→ Short problem: Keep the pictures out of the copy and print all the entries below exactly.

→ Listed entries:
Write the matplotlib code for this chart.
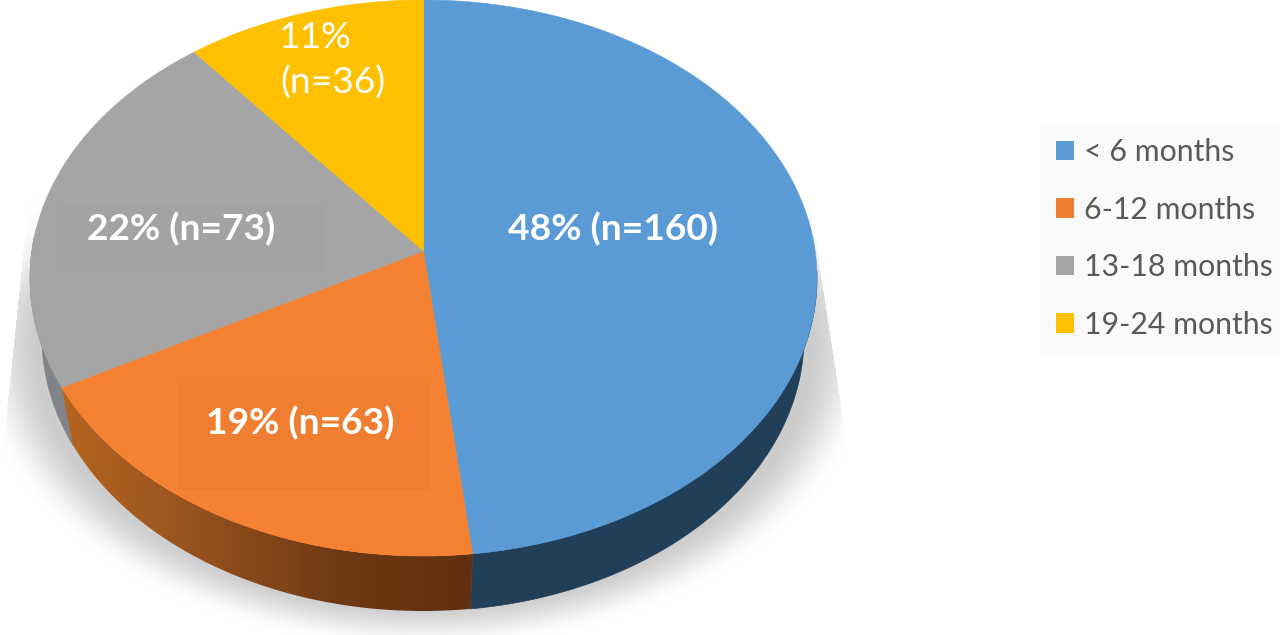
import numpy as np
import matplotlib
matplotlib.use("Agg")
import matplotlib.pyplot as plt
from matplotlib.patches import Patch, Polygon, Rectangle
from matplotlib.colors import LinearSegmentedColormap

categories = ["< 6 months", "6-12 months", "13-18 months", "19-24 months"]
counts = [160, 63, 73, 36]
percents = [48, 19, 22, 11]
colors = ["#5B9BD5", "#F58232", "#A5A5A5", "#FFC000"]

W, H = 1280, 635
fig = plt.figure(figsize=(W / 100, H / 100), dpi=100)
ax = fig.add_axes([0, 0, 1, 1])
ax.set_xlim(0, W)
ax.set_ylim(H, 0)
ax.axis("off")

# Perspective geometry of the tilted pie
CX, CY, RX, RY = 423.5, 278.0, 393.5, 278.0
APEX = 0.097
LCX, LCY, LRX, LRY = 423.0, 337.0, 381.0, 274.0


def project(theta):
    u, v = np.sin(theta), np.cos(theta)
    d = 1 + APEX * v
    return u * np.sqrt(1 - APEX ** 2) / d, (v + APEX) / d


def top(theta):
    u, v = project(theta)
    return CX + RX * u, CY - RY * v


def low(theta):
    u, v = project(theta)
    return LCX + LRX * u, LCY - LRY * v


edges = 2 * np.pi * np.cumsum([0] + counts) / sum(counts)

# Shadow
yy, xx = np.mgrid[0:H, 0:W] + 0.5
d = np.sqrt(((xx - 424) / 430) ** 2 + ((yy - 345) / 290) ** 2)
s = np.clip((1.05 - d) / 0.16, 0, 1)
s = s * s * (3 - 2 * s)
f = np.clip((yy - 190) / 110, 0, 1)
right = 818 + (yy - 255) * 27 / 175
left = 30 - (yy - 190) * 25 / 240
s = s * f * (xx < right) * (xx > left)
rgba = np.zeros((H, W, 4))
rgba[..., :3] = 0.80
rgba[..., 3] = s
ax.imshow(rgba, extent=(0, W, H, 0), aspect="auto", zorder=1, interpolation="bilinear")

# Side walls
wall_spans = [(np.pi / 2 + 0.07, edges[1], "#223F59"), (edges[2], np.pi * 1.5 + 0.05, "#808387")]
for a0, a1, col in wall_spans:
    t = np.linspace(a0, a1, 120)
    lx, ly = low(t)
    tx, ty = top(t)
    ax.add_patch(Polygon(np.c_[np.r_[lx, tx[::-1]], np.r_[ly, ty[::-1]]], fc=col, ec=col, lw=0.5, zorder=2))

t = np.linspace(edges[1], edges[2], 160)
lx, ly = low(t)
tx, ty = top(t)
orange_wall = Polygon(np.c_[np.r_[lx, tx[::-1]], np.r_[ly, ty[::-1]]], fc="none", ec="none", zorder=2,
                      transform=ax.transData)
ax.add_patch(orange_wall)
cmap = LinearSegmentedColormap.from_list("w", ["#B5651F", "#96521E", "#703A14", "#5F2F0F"])
im = ax.imshow(np.linspace(0, 1, 256)[None, :], extent=(60, 473, H, 0), cmap=cmap, aspect="auto", zorder=2.1)
im.set_clip_path(orange_wall)

# Top faces
for i, col in enumerate(colors):
    t = np.linspace(edges[i], edges[i + 1], 240)
    x, y = top(t)
    ax.fill(np.r_[CX, x], np.r_[CY - RY * APEX, y], fc=col, ec=col, lw=0.4, zorder=3)

# Faint boxes behind the labels
ax.add_patch(Rectangle((177, 383), 253, 107, fc="#F07E31", ec="none", zorder=3.1))
ax.add_patch(Rectangle((58, 205), 265, 67, fc="#A3A3A3", ec="none", zorder=3.1))

# Labels
font = "Lato"
kw = dict(color="white", ha="center", va="center", family=font, zorder=5, fontsize=26.7)
ax.text(612.5, 229, f"{percents[0]}% (n={counts[0]})", fontweight="bold", **kw)
ax.text(300, 423, f"{percents[1]}% (n={counts[1]})", fontweight="bold", **kw)
ax.text(181, 229, f"{percents[2]}% (n={counts[2]})", fontweight="bold", **kw)
ax.text(315, 37, f"{percents[3]}%", **kw)
ax.text(333, 83, f"(n={counts[3]})", **kw)

# Legend
ax.add_patch(Rectangle((1040, 125), 240, 229, fc="#FAFAFA", ec="none", zorder=1.5))
handles = [Patch(fc=c, ec="none") for c in ["#5B9BD5", "#ED7D31", "#A5A5A5", "#FFC000"]]
leg = ax.legend(handles, categories, loc="upper left", bbox_to_anchor=(1047 / W, 1 - 129 / H),
                bbox_transform=fig.transFigure, frameon=False, labelcolor="#595959",
                prop={"family": font, "size": 21.8}, handlelength=0.6, handleheight=0.6,
                handletextpad=0.33, labelspacing=0.975, borderpad=0.3, borderaxespad=0)
leg.set_zorder(6)

fig.savefig("out.png", dpi=100)
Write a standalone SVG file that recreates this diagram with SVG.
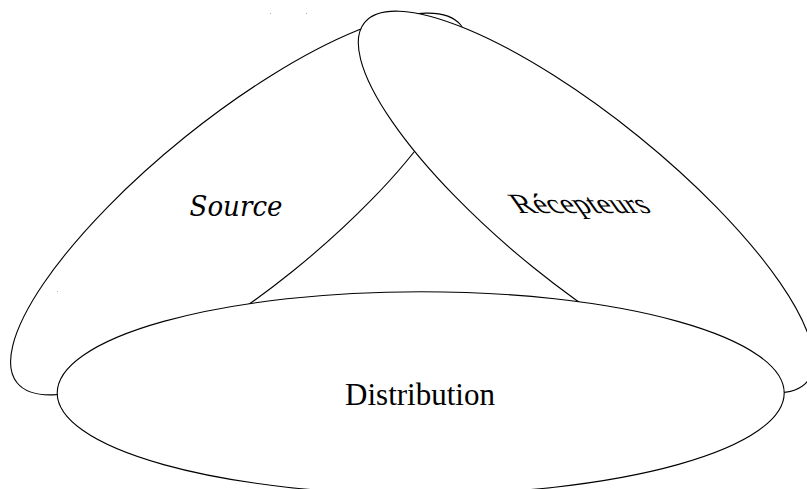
<svg xmlns="http://www.w3.org/2000/svg" width="807" height="489" viewBox="0 0 807 489">
<style>
.shape{fill:#fff;stroke:#000;stroke-width:1.1}
.lbl{font-family:"Liberation Serif","Times New Roman",serif;fill:#000;text-anchor:middle}
.script{font-family:"DejaVu Serif","Liberation Serif",serif;font-style:italic}
</style>
<rect width="807" height="489" fill="#fff"/>
<g id="connectors"></g>
<g id="source">
<ellipse class="shape" cx="239" cy="204" rx="285" ry="86" transform="rotate(-38.85 239 204)"/>
<text class="lbl script" x="236" y="216" font-size="28" textLength="93" lengthAdjust="spacingAndGlyphs">Source</text>
</g>
<g id="recepteurs">
<ellipse class="shape" cx="586" cy="202" rx="285" ry="84" transform="rotate(39 586 202)"/>
<text class="lbl" font-size="28" transform="translate(586 213) skewX(35)" textLength="134" lengthAdjust="spacingAndGlyphs">Récepteurs</text>
</g>
<g id="distribution">
<ellipse class="shape" cx="420.7" cy="393" rx="363.5" ry="101.3"/>
<text class="lbl" x="420" y="405" font-size="31">Distribution</text>
</g>
<g id="specks" fill="#aaa">
<rect x="270" y="13" width="1" height="1"/>
<rect x="306" y="13" width="1" height="1"/>
<rect x="57" y="291" width="1" height="1"/>
</g>
</svg>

→ Task solution:
Write the matplotlib code for this chart.
import numpy as np
import matplotlib
matplotlib.use("Agg")
import matplotlib.pyplot as plt
from matplotlib.patches import Patch, Polygon, Rectangle
from matplotlib.colors import LinearSegmentedColormap

categories = ["< 6 months", "6-12 months", "13-18 months", "19-24 months"]
counts = [160, 63, 73, 36]
percents = [48, 19, 22, 11]
colors = ["#5B9BD5", "#F58232", "#A5A5A5", "#FFC000"]

W, H = 1280, 635
fig = plt.figure(figsize=(W / 100, H / 100), dpi=100)
ax = fig.add_axes([0, 0, 1, 1])
ax.set_xlim(0, W)
ax.set_ylim(H, 0)
ax.axis("off")

# Perspective geometry of the tilted pie
CX, CY, RX, RY = 423.5, 278.0, 393.5, 278.0
APEX = 0.097
LCX, LCY, LRX, LRY = 423.0, 337.0, 381.0, 274.0


def project(theta):
    u, v = np.sin(theta), np.cos(theta)
    d = 1 + APEX * v
    return u * np.sqrt(1 - APEX ** 2) / d, (v + APEX) / d


def top(theta):
    u, v = project(theta)
    return CX + RX * u, CY - RY * v


def low(theta):
    u, v = project(theta)
    return LCX + LRX * u, LCY - LRY * v


edges = 2 * np.pi * np.cumsum([0] + counts) / sum(counts)

# Shadow
yy, xx = np.mgrid[0:H, 0:W] + 0.5
d = np.sqrt(((xx - 424) / 430) ** 2 + ((yy - 345) / 290) ** 2)
s = np.clip((1.05 - d) / 0.16, 0, 1)
s = s * s * (3 - 2 * s)
f = np.clip((yy - 190) / 110, 0, 1)
right = 818 + (yy - 255) * 27 / 175
left = 30 - (yy - 190) * 25 / 240
s = s * f * (xx < right) * (xx > left)
rgba = np.zeros((H, W, 4))
rgba[..., :3] = 0.80
rgba[..., 3] = s
ax.imshow(rgba, extent=(0, W, H, 0), aspect="auto", zorder=1, interpolation="bilinear")

# Side walls
wall_spans = [(np.pi / 2 + 0.07, edges[1], "#223F59"), (edges[2], np.pi * 1.5 + 0.05, "#808387")]
for a0, a1, col in wall_spans:
    t = np.linspace(a0, a1, 120)
    lx, ly = low(t)
    tx, ty = top(t)
    ax.add_patch(Polygon(np.c_[np.r_[lx, tx[::-1]], np.r_[ly, ty[::-1]]], fc=col, ec=col, lw=0.5, zorder=2))

t = np.linspace(edges[1], edges[2], 160)
lx, ly = low(t)
tx, ty = top(t)
orange_wall = Polygon(np.c_[np.r_[lx, tx[::-1]], np.r_[ly, ty[::-1]]], fc="none", ec="none", zorder=2,
                      transform=ax.transData)
ax.add_patch(orange_wall)
cmap = LinearSegmentedColormap.from_list("w", ["#B5651F", "#96521E", "#703A14", "#5F2F0F"])
im = ax.imshow(np.linspace(0, 1, 256)[None, :], extent=(60, 473, H, 0), cmap=cmap, aspect="auto", zorder=2.1)
im.set_clip_path(orange_wall)

# Top faces
for i, col in enumerate(colors):
    t = np.linspace(edges[i], edges[i + 1], 240)
    x, y = top(t)
    ax.fill(np.r_[CX, x], np.r_[CY - RY * APEX, y], fc=col, ec=col, lw=0.4, zorder=3)

# Faint boxes behind the labels
ax.add_patch(Rectangle((177, 383), 253, 107, fc="#F07E31", ec="none", zorder=3.1))
ax.add_patch(Rectangle((58, 205), 265, 67, fc="#A3A3A3", ec="none", zorder=3.1))

# Labels
font = "Lato"
kw = dict(color="white", ha="center", va="center", family=font, zorder=5, fontsize=26.7)
ax.text(612.5, 229, f"{percents[0]}% (n={counts[0]})", fontweight="bold", **kw)
ax.text(300, 423, f"{percents[1]}% (n={counts[1]})", fontweight="bold", **kw)
ax.text(181, 229, f"{percents[2]}% (n={counts[2]})", fontweight="bold", **kw)
ax.text(315, 37, f"{percents[3]}%", **kw)
ax.text(333, 83, f"(n={counts[3]})", **kw)

# Legend
ax.add_patch(Rectangle((1040, 125), 240, 229, fc="#FAFAFA", ec="none", zorder=1.5))
handles = [Patch(fc=c, ec="none") for c in ["#5B9BD5", "#ED7D31", "#A5A5A5", "#FFC000"]]
leg = ax.legend(handles, categories, loc="upper left", bbox_to_anchor=(1047 / W, 1 - 129 / H),
                bbox_transform=fig.transFigure, frameon=False, labelcolor="#595959",
                prop={"family": font, "size": 21.8}, handlelength=0.6, handleheight=0.6,
                handletextpad=0.33, labelspacing=0.975, borderpad=0.3, borderaxespad=0)
leg.set_zorder(6)

fig.savefig("out.png", dpi=100)
Write a standalone SVG file that recreates this diagram with SVG.
<svg xmlns="http://www.w3.org/2000/svg" width="807" height="489" viewBox="0 0 807 489">
<style>
.shape{fill:#fff;stroke:#000;stroke-width:1.1}
.lbl{font-family:"Liberation Serif","Times New Roman",serif;fill:#000;text-anchor:middle}
.script{font-family:"DejaVu Serif","Liberation Serif",serif;font-style:italic}
</style>
<rect width="807" height="489" fill="#fff"/>
<g id="connectors"></g>
<g id="source">
<ellipse class="shape" cx="239" cy="204" rx="285" ry="86" transform="rotate(-38.85 239 204)"/>
<text class="lbl script" x="236" y="216" font-size="28" textLength="93" lengthAdjust="spacingAndGlyphs">Source</text>
</g>
<g id="recepteurs">
<ellipse class="shape" cx="586" cy="202" rx="285" ry="84" transform="rotate(39 586 202)"/>
<text class="lbl" font-size="28" transform="translate(586 213) skewX(35)" textLength="134" lengthAdjust="spacingAndGlyphs">Récepteurs</text>
</g>
<g id="distribution">
<ellipse class="shape" cx="420.7" cy="393" rx="363.5" ry="101.3"/>
<text class="lbl" x="420" y="405" font-size="31">Distribution</text>
</g>
<g id="specks" fill="#aaa">
<rect x="270" y="13" width="1" height="1"/>
<rect x="306" y="13" width="1" height="1"/>
<rect x="57" y="291" width="1" height="1"/>
</g>
</svg>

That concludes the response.